Rabbiting on

GOING on holiday makes Lucy Wright from Paisley feel guilty, as she has to leave her rabbit in Scotland, where the furry wee fella is taken care of by relatives. (Lucy’s relatives, not the rabbit’s.) However, Lucy assuages her guilt by bringing bunny a postcard from every trip. He’s received cards from Spain, Florida and France. “I always write a message on the back,” says Lucy. “My husband thinks I’m bonkers. But I’m sure the rabbit appreciates it.” And what gives her that idea? “He gobbles the postcards up the minute I slide them in his cage,” she reveals. “They must taste better than carrots.”

Caterwauling

THE movie Cats got some of the worst reviews of any recent movie, though reader Colin Phelps believes such ill will is unwarranted. “They played it on a flight I was on,” he says, “And there were only two walkouts.”

Drum stick

IN the 1960s reader Phil Martinson played drums in a Glasgow band. He wasn’t a particularly musical fellow, and only got into gigging for the gaggle of gals he thought it would attract. Unfortunately very few females came to watch, and those who did were more interested in the singer. Phil does recall conversing with one young lady after a sparsely attended performance. “She said I must be the laziest member of the band,” he recalls. “I asked her why, and she told me I was the only one who’d managed to wangle a seat to sit on.”

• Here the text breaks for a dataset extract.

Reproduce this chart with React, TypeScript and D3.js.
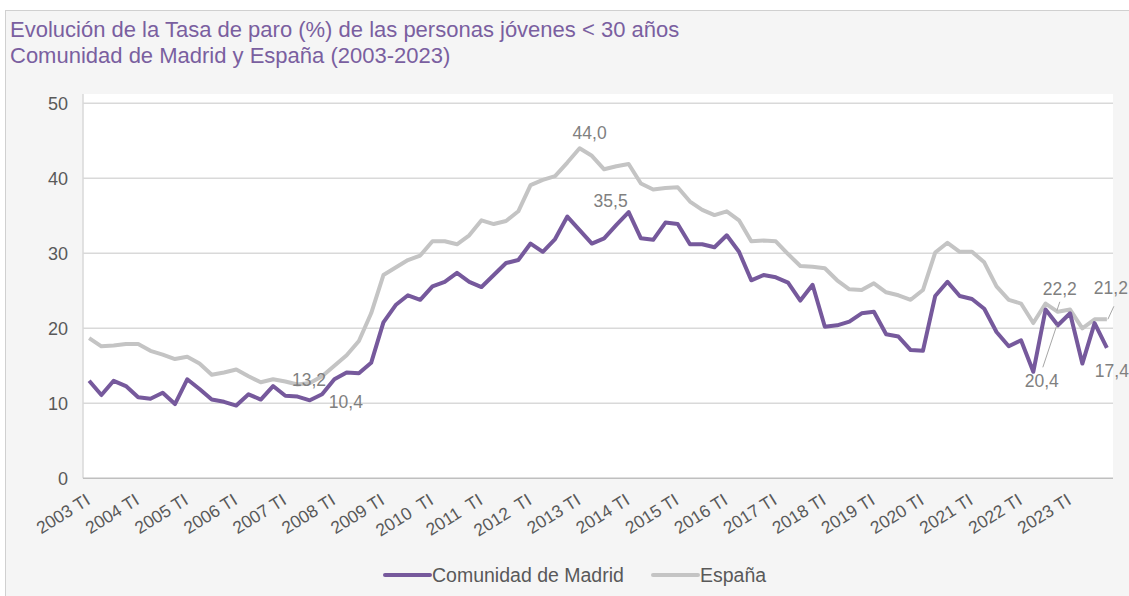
import React from "react";
import * as d3 from "d3";

const W = 1129;
const H = 596;

const quarters: string[] = [];
for (let y = 2003; y <= 2023; y++) for (const q of ["TI", "TII", "TIII", "TIV"]) quarters.push(`${y} ${q}`);

const xTickLabels = [
  "2003 TI", "2004 TI", "2005 TI", "2006 TI", "2007 TI", "2008 TI", "2009 TI",
  "2010  TI", "2011  TI", "2012  TI", "2013 TI", "2014 TI", "2015 TI", "2016 TI",
  "2017 TI", "2018 TI", "2019 TI", "2020 TI", "2021 TI", "2022 TI", "2023 TI",
];

const madrid = [
  13.0, 11.1, 13.0, 12.3, 10.8, 10.6, 11.4, 9.9,
  13.2, 11.9, 10.5, 10.2, 9.7, 11.2, 10.5, 12.3,
  11.0, 10.9, 10.4, 11.2, 13.2, 14.1, 14.0, 15.4,
  20.8, 23.1, 24.4, 23.8, 25.6, 26.2, 27.4, 26.2,
  25.5, 27.1, 28.7, 29.1, 31.3, 30.2, 31.9, 34.9,
  33.1, 31.3, 32.0, 33.8, 35.5, 32.0, 31.8, 34.1,
  33.9, 31.2, 31.2, 30.8, 32.4, 30.2, 26.4, 27.1,
  26.8, 26.1, 23.7, 25.8, 20.2, 20.4, 20.9, 22.0,
  22.2, 19.2, 18.9, 17.1, 17.0, 24.3, 26.2, 24.3,
  23.9, 22.6, 19.5, 17.6, 18.4, 14.2, 22.5, 20.4,
  22.0, 15.3, 20.7, 17.4,
];

const espana = [
  18.7, 17.6, 17.7, 17.9, 17.9, 17.0, 16.5, 15.9,
  16.2, 15.3, 13.8, 14.1, 14.5, 13.6, 12.8, 13.2,
  12.9, 12.5, 12.7, 13.6, 15.0, 16.4, 18.3, 22.0,
  27.1, 28.1, 29.1, 29.7, 31.6, 31.6, 31.2, 32.4,
  34.4, 33.9, 34.3, 35.6, 39.1, 39.8, 40.3, 42.1,
  44.0, 43.0, 41.2, 41.6, 41.9, 39.3, 38.5, 38.7,
  38.8, 36.9, 35.8, 35.1, 35.6, 34.4, 31.6, 31.7,
  31.6, 29.9, 28.3, 28.2, 28.0, 26.4, 25.2, 25.1,
  26.0, 24.8, 24.4, 23.8, 25.1, 30.1, 31.4, 30.2,
  30.2, 28.8, 25.6, 23.8, 23.3, 20.7, 23.3, 22.2,
  22.5, 20.0, 21.2, 21.2,
];

const yTicks = [0, 10, 20, 30, 40, 50];

const seriesNames = ["Comunidad de Madrid", "España"];
const PURPLE = "#76599c";
const GRAY = "#c4c4c4";
const TEXT = "#595959";
const LABEL = "#808080";
const FONT = "'Liberation Sans', Arial, sans-serif";

// data labels: series, index, offsets, optional leader line
const dataLabels: { s: number; i: number; dx: number; dy: number; lead?: [number, number, number, number] }[] = [
  { s: 1, i: 40, dx: 10, dy: -9 },
  { s: 0, i: 44, dx: -18, dy: -5 },
  { s: 1, i: 15, dx: 36, dy: 7 },
  { s: 0, i: 18, dx: 36, dy: 8 },
  { s: 1, i: 79, dx: 2, dy: -17, lead: [-1, -1, 2, -10] },
  { s: 0, i: 79, dx: -16, dy: 62, lead: [-1, 0, -15, 42] },
  { s: 1, i: 83, dx: 4, dy: -25, lead: [1, 0, 7, -13] },
  { s: 0, i: 83, dx: 5, dy: 29 },
];

export default function App() {
  const x = d3.scaleBand<number>().domain(d3.range(quarters.length)).range([83, 1113]).padding(0);
  const cx = (i: number) => (x(i) as number) + x.bandwidth() / 2;
  const y = d3.scaleLinear().domain([0, 50]).range([478.3, 103.3]);
  const line = d3
    .line<number>()
    .x((_, i) => cx(i))
    .y((d) => y(d));
  const series = [madrid, espana];
  const colors = [PURPLE, GRAY];

  return (
    <svg width={W} height={H} style={{ position: "absolute", left: 0, top: 0, fontFamily: FONT }}>
      <rect x={0} y={0} width={W} height={H} fill="#ffffff" />
      <rect x={5.5} y={10.5} width={W + 10} height={H + 10} fill="#f5f5f5" stroke="#d0d0d0" strokeWidth={1} />
      <text x={10} y={37} fontSize={22} fill="#7a5fa0">
        Evolución de la Tasa de paro (%) de las personas jóvenes &lt; 30 años
      </text>
      <text x={10} y={63} fontSize={22} fill="#7a5fa0">
        Comunidad de Madrid y España (2003-2023)
      </text>
      <rect x={83} y={94} width={1030} height={478.3 - 94} fill="#ffffff" />
      {yTicks.map((t) => (
        <g key={t}>
          {t > 0 && <line x1={83} x2={1113} y1={y(t)} y2={y(t)} stroke="#d9d9d9" strokeWidth={1.5} />}
          <text x={68} y={y(t)} dy="0.35em" textAnchor="end" fontSize={18} fill={TEXT}>
            {t}
          </text>
        </g>
      ))}
      <line x1={83} x2={83} y1={94} y2={478.3} stroke="#d9d9d9" strokeWidth={1.5} />
      <line x1={83} x2={1113} y1={478.3} y2={478.3} stroke="#bfbfbf" strokeWidth={1.5} />
      {xTickLabels.map((lab, k) => {
        const i = k * 4;
        return (
          <text
            key={lab}
            transform={`translate(${cx(i) - 1},${498}) rotate(-32)`}
            textAnchor="end"
            dy="0.35em"
            fontSize={17.5}
            fill={TEXT}
            style={{ whiteSpace: "pre" }}
          >
            {lab}
          </text>
        );
      })}
      {[1, 0].map((s) => (
        <path key={s} d={line(series[s]) || ""} fill="none" stroke={colors[s]} strokeWidth={4} strokeLinejoin="round" />
      ))}
      {dataLabels.map((l, k) => {
        const px = cx(l.i);
        const py = y(series[l.s][l.i]);
        return (
          <g key={k}>
            {l.lead && (
              <line
                x1={px + l.lead[0]}
                y1={py + l.lead[1]}
                x2={px + l.lead[2]}
                y2={py + l.lead[3]}
                stroke="#a6a6a6"
                strokeWidth={1}
              />
            )}
            <text x={px + l.dx} y={py + l.dy} textAnchor="middle" fontSize={17.5} fill={LABEL}>
              {series[l.s][l.i].toFixed(1).replace(".", ",")}
            </text>
          </g>
        );
      })}
      {seriesNames.map((n, s) => {
        const lx = s === 0 ? 385 : 653;
        return (
          <g key={n}>
            <line x1={lx} x2={lx + 45} y1={575} y2={575} stroke={colors[s]} strokeWidth={4} strokeLinecap="round" />
            <text x={lx + 47} y={575} dy="0.35em" fontSize={19.5} fill={TEXT}>
              {n}
            </text>
          </g>
        );
      })}
    </svg>
  );
}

With a certain degree of bitterness, Phil adds: “I tried telling her it was hard to play the drums standing up, but she wasn’t listening. She’d waltzed off to talk to the singer by that point.”

Eye, eye

WHEN Toby McClemont offered to help his grandmother clean out her attic he hoped to unearth a few interesting odds and ends. No ends did he find, alas. Though when it came to odds… “In an old washbag I found a glass eye,” he reveals with a shudder. When Toby showed it to his grandmother she said: “What a shame you didn’t find that before your granddad died. That’s his favourite. He had to be buried with the spare.” Toby is still trying to figure out how anyone can have a favourite glass eye. “It just looked like a dusty marble to me,” he says.

Mind your language

FUMBLED phrases continued. Jim Morrison’s mother-in-law, Jeanie, stated some years ago that she still had the same telly and video recorder from way back, though all her friends now had the VDs.

Tree-mendous effort

IN his career as a lumberjack, reader Greg Christie managed to cut down 25, 578 trees, precisely. “I know the exact figure because I kept a log,” he says.